The tensile strengths of the different welded configurations were almost equal, with a maximum variation of 1.4%; this is due to the filler material having an ultimate limit almost equal to the 316L stainless steel.
In fatigue, the non-welded specimens (AM and CM) exhibited almost the same behavior. In the finite life domain, the difference was less than 10%. The endurance limit at two million cycles, as obtained with the staircase method, was practically equal.
The fatigue curves and endurance limits of the welded components were lower than for the two non-welded reference configurations. The two reference configurations give very comparable values with a variation of 3.7%.
For the AM-AM configuration, one unexpected failure occurred where a runout was expected. The endurance limit of this configuration was slightly lower and the standard deviation was substantially larger than those of the other welded configurations. The analyses of the fracture surface revealed that the failure was due to a welding defect.
Apart from the above unexpected failure, the results indicate that AM parts made of 316L stainless steel can be welded and that the strength of the butt-welded joint, in static and in fatigue, is comparable to that of the welds on specimens made by laser cutting.

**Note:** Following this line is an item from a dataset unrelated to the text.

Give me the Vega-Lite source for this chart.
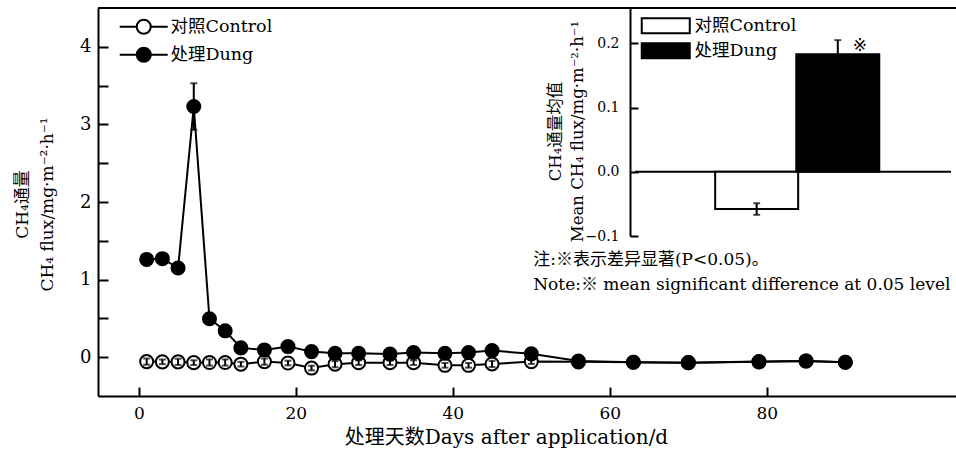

This study demonstrates that AM parts made of 316L stainless steel can be welded like laser cut components. The results for 316L stainless steel show that 3D-printed parts can be welded with other printed parts or with parts produced by conventional processes with the same level of performance. Moreover, considering that printing chamber space is limited, it may be possible to divide a large part into several pieces, print the different pieces, and weld them together. The results also show that it is possible to repair additively manufactured parts through welding without a significant decrease in static and fatigue performance.
Future work may include other experimental designs by changing manufacturing parameters (welding method, material, additive manufacturing parameters, and heat treatment). In addition, the differences in fatigue failure initiation point warrant further investigation.